Parlare di schiavitù e fratellanza è andare, dunque, al cuore del magistero sociale, che ha il suo fondamento proprio nella dignità della persona, oltre che nella solidarietà tra gli uomini e tra i popoli, così come, tra l’altro, già sottolineava la Scuola neotomista napoletana del secondo Ottocento, con uno dei suoi massimi esponenti ed esperti di scienze sociali, monsignor Salvatore Talamo. Stretto collaboratore di Leone XIII e ispiratore della Aeterni Patris, Talamo nella «Rivista Internazionale di scienze sociali e discipline ausiliarie», da lui diretta, assieme a Giuseppe Toniolo, dedicò alcuni articoli proprio alla schiavitù. Per il filosofo napoletano, il termine è rievocativo e compendia l’intera storia della salvezza, letta e interpretata alla luce delle Scritture, dei Padri e dei Dottori della Chiesa, in particolare dell’insegnamento di Tommaso d’Aquino, grazie al quale si costruiscono le basi di una diversa visione dell’uomo, dei suoi diritti e del primato della legge naturale.

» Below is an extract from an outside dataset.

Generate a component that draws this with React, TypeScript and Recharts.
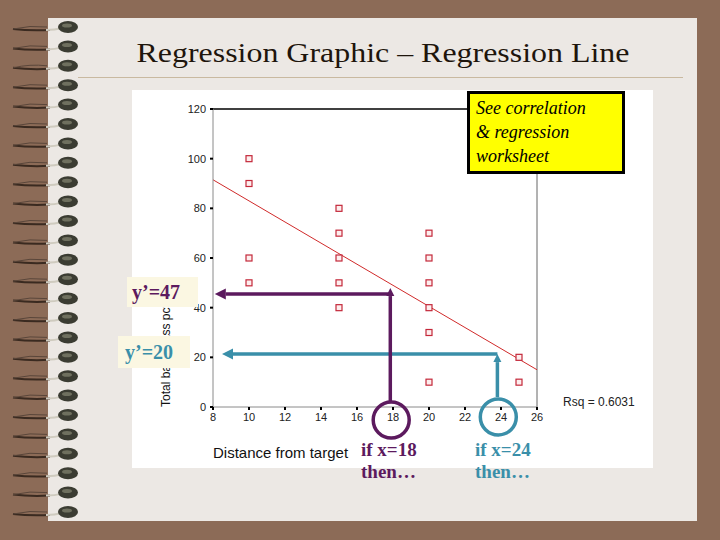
import React from 'react'
import {
  ScatterChart, Scatter, XAxis, YAxis, ReferenceLine, ReferenceDot,
} from 'recharts'

// scatter points
const DIST = [10, 10, 10, 10, 15, 15, 15, 15, 15, 20, 20, 20, 20, 20, 20, 25, 25]
const PASS_PCT = [100, 90, 60, 50, 80, 70, 60, 50, 40, 70, 60, 50, 40, 30, 10, 20, 10]

const X_TICKS = [8, 10, 12, 14, 16, 18, 20, 22, 24, 26]
const Y_TICKS = [0, 20, 40, 60, 80, 100, 120]

// fitted line, ends of the plotted segment
const FIT_X = [8, 26]
const FIT_Y = [91.5, 15]

// prediction arrows: purple (x=18) then teal (x=24)
const PRED_X = [17.85, 23.8]
const PRED_Y = [45.5, 21.3]
const RISE_FROM = [2.4, 4]
const RISE_TO = [47.9, 21.3]
const READ_TO_X = [8.1, 8.5]
const RING_X = [17.9, 23.85]
const RING_Y = [-5.2, -4]
const PRED_COLORS = ['#5c1a5e', '#3a8fa9']

const RSQ = 'Rsq = 0.6031'

const points = DIST.map((x, i) => ({ x, y: PASS_PCT[i] }))

const SANS = '"Liberation Sans", Arial, sans-serif'
const SERIF = '"Liberation Serif", "Times New Roman", serif'

function arrowShape(color: string, width: number, head: number) {
  return (p: any) => {
    const { x1, y1, x2, y2 } = p
    const dx = x2 - x1
    const dy = y2 - y1
    const len = Math.hypot(dx, dy) || 1
    const ux = dx / len
    const uy = dy / len
    const bx = x2 - ux * head
    const by = y2 - uy * head
    const hw = head * 0.5
    return (
      <g>
        <line x1={x1} y1={y1} x2={bx} y2={by} stroke={color} strokeWidth={width} />
        <polygon
          points={`${x2},${y2} ${bx - uy * hw},${by + ux * hw} ${bx + uy * hw},${by - ux * hw}`}
          fill={color}
        />
      </g>
    )
  }
}

const hollowSquare = (p: any) => (
  <rect x={p.cx - 3} y={p.cy - 3} width={6} height={6} fill="#fdeeee" stroke="#c4283a" strokeWidth={1.2} />
)

function Spiral() {
  const rings = Array.from({ length: 26 }, (_, i) => 27 + i * 19.4)
  return (
    <svg width={90} height={540} style={{ position: 'absolute', left: 0, top: 0 }}>
      {rings.map((y, i) => (
        <g key={i}>
          <path d={`M 13 ${y + 2} Q 30 ${y + 4} 50 ${y + 3}`} stroke="#3a2a20" strokeWidth={2} fill="none" />
          <path d={`M 13 ${y + 2} Q 30 ${y - 2} 47 ${y}`} stroke="#5a463a" strokeWidth={1} fill="none" />
          <path d={`M 46 ${y + 3} Q 55 ${y + 3} 62 ${y + 1}`} stroke="#cfcbbf" strokeWidth={2} fill="none" />
          <ellipse cx={68} cy={y} rx={10} ry={6} fill="#3b3c32" />
          <ellipse cx={67} cy={y - 1.5} rx={5} ry={2} fill="#6f705f" />
        </g>
      ))}
    </svg>
  )
}

export default function App() {
  return (
    <div
      style={{
        position: 'absolute', left: 0, top: 0, width: 720, height: 540,
        background: '#8c6b57', overflow: 'hidden',
      }}
    >
      {/* paper */}
      <div style={{ position: 'absolute', left: 48, top: 18, width: 649, height: 503, background: '#ece8e4' }} />
      <Spiral />

      <div
        style={{
          position: 'absolute', left: 0, width: 766, top: 37, textAlign: 'center',
          fontFamily: SERIF, fontSize: 28, color: '#1e150c', whiteSpace: 'nowrap',
          transform: 'scaleX(1.14)', transformOrigin: '383px 0',
        }}
      >
        Regression Graphic – Regression Line
      </div>
      <div style={{ position: 'absolute', left: 78, top: 77, width: 605, height: 1, background: '#c9b9a0' }} />

      {/* chart panel */}
      <div style={{ position: 'absolute', left: 132, top: 90, width: 521, height: 378, background: '#fff' }}>
        <ScatterChart width={521} height={378} margin={{ top: 19, right: 116, bottom: 11, left: 21 }}>
          <XAxis
            type="number"
            dataKey="x"
            domain={[8, 26]}
            ticks={X_TICKS}
            interval={0}
            height={50}
            stroke="#8a8a8a"
            tickSize={3}
            tickMargin={3}
            tickLine={{ stroke: '#000', strokeWidth: 2 }}
            tick={{ fontSize: 11, fill: '#222', fontFamily: SANS }}
            label={{
              content: ({ viewBox }: any) => (
                <text x={viewBox.x} y={viewBox.y + 51} fontSize={15} fill="#111" fontFamily={SANS}>
                  Distance from target
                </text>
              ),
            }}
          />
          <YAxis
            type="number"
            dataKey="y"
            domain={[0, 120]}
            ticks={Y_TICKS}
            interval={0}
            width={60}
            stroke="#8a8a8a"
            tickSize={3}
            tickMargin={4}
            tickLine={{ stroke: '#000', strokeWidth: 2 }}
            tick={{ fontSize: 11, fill: '#222', fontFamily: SANS }}
            label={{
              content: ({ viewBox }: any) => {
                const lx = viewBox.x + 17
                const ly = viewBox.y + viewBox.height
                return (
                  <text
                    x={lx} y={ly} transform={`rotate(-90, ${lx}, ${ly})`}
                    fontSize={12} fill="#111" fontFamily={SANS} textAnchor="start"
                  >
                    Total bags pass pct
                  </text>
                )
              },
            }}
          />
          <ReferenceLine y={120} stroke="#000" strokeWidth={1.5} ifOverflow="visible" />
          <ReferenceLine x={26} stroke="#666" strokeWidth={1} ifOverflow="visible" />
          <ReferenceLine
            segment={[{ x: FIT_X[0], y: FIT_Y[0] }, { x: FIT_X[1], y: FIT_Y[1] }]}
            stroke="#d02a2a"
            strokeWidth={1}
          />
          <Scatter data={points} shape={hollowSquare} isAnimationActive={false} />
          {PRED_X.map((px, i) => (
            <ReferenceLine
              key={`h${i}`}
              segment={[{ x: px, y: PRED_Y[i] }, { x: READ_TO_X[i], y: PRED_Y[i] }]}
              shape={arrowShape(PRED_COLORS[i], 3.5, 11)}
              ifOverflow="visible"
            />
          ))}
          {PRED_X.map((px, i) => (
            <ReferenceLine
              key={`v${i}`}
              segment={[{ x: px, y: RISE_FROM[i] }, { x: px, y: RISE_TO[i] }]}
              shape={arrowShape(PRED_COLORS[i], 3.5, 8)}
              ifOverflow="visible"
            />
          ))}
          {RING_X.map((rx, i) => (
            <ReferenceDot
              key={`r${i}`}
              x={rx}
              y={RING_Y[i]}
              r={18}
              fill="none"
              stroke={PRED_COLORS[i]}
              strokeWidth={3.5}
              ifOverflow="visible"
            />
          ))}
        </ScatterChart>
      </div>

      <div
        style={{
          position: 'absolute', left: 563, top: 395, fontFamily: SANS, fontSize: 12,
          color: '#222', whiteSpace: 'nowrap',
        }}
      >
        {RSQ}
      </div>

      {/* note box */}
      <div
        style={{
          position: 'absolute', left: 467, top: 91, width: 146, height: 75,
          background: '#ffff00', border: '3px solid #000', fontFamily: SERIF,
          fontStyle: 'italic', fontSize: 18, lineHeight: '24px', color: '#000',
          padding: '2px 0 0 6px', boxSizing: 'content-box',
        }}
      >
        See correlation<br />&amp; regression<br />worksheet
      </div>

      {/* y' labels */}
      <div
        style={{
          position: 'absolute', left: 127, top: 277, width: 71, height: 30,
          background: '#fbf7e2', fontFamily: SERIF, fontWeight: 'bold', fontSize: 20,
          color: '#5c1a5e', lineHeight: '30px', paddingLeft: 5, boxSizing: 'border-box',
        }}
      >
        y’=47
      </div>
      <div
        style={{
          position: 'absolute', left: 118, top: 336, width: 72, height: 32,
          background: '#fbf7e2', fontFamily: SERIF, fontWeight: 'bold', fontSize: 20,
          color: '#3a8fa9', lineHeight: '32px', paddingLeft: 7, boxSizing: 'border-box',
        }}
      >
        y’=20
      </div>

      {/* x prompts */}
      <div
        style={{
          position: 'absolute', left: 361, top: 439, fontFamily: SERIF, fontWeight: 'bold',
          fontSize: 19, lineHeight: '22px', color: '#5c1a5e', whiteSpace: 'nowrap',
        }}
      >
        if x=18<br />then…
      </div>
      <div
        style={{
          position: 'absolute', left: 475, top: 439, fontFamily: SERIF, fontWeight: 'bold',
          fontSize: 19, lineHeight: '22px', color: '#3a8fa9', whiteSpace: 'nowrap',
        }}
      >
        if x=24<br />then…
      </div>
    </div>
  )
}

In buona sostanza, Talamo s’interroga circa la motivazione, che muove molti popoli a non rispettare il principio di uguaglianza che è invece naturale, appunto, a partire anche dalla «morale unità del genere umano».
Insomma, nel termine “unità” potrebbe esserci tutto il senso della “fratellanza”, che rende il tema prescelto da Papa Francesco una preoccupazione antica quanto attuale della Chiesa, in cui nuovo è l’approccio alla schiavitù come problema non di alcuni popoli, ma globale. In quanto sistema sociale è infatti difficile cogliere i contorni di un concetto diventato, forse, “liquido”, per l’eccessiva penetrabilità in ogni contesto sociale, economico, politico, culturale ed ecclesiale, in ogni contesto in cui, sulla comunione, prevale il senso di una egofania spietata.
Il termine schiavitù ci lascia rivedere e riflettere ulteriormente, in questo senso, sulla storia della nostra democrazia, che si è forse infranta dietro il sogno di una modernità solida, fondata spesso sulla paura dell’altro.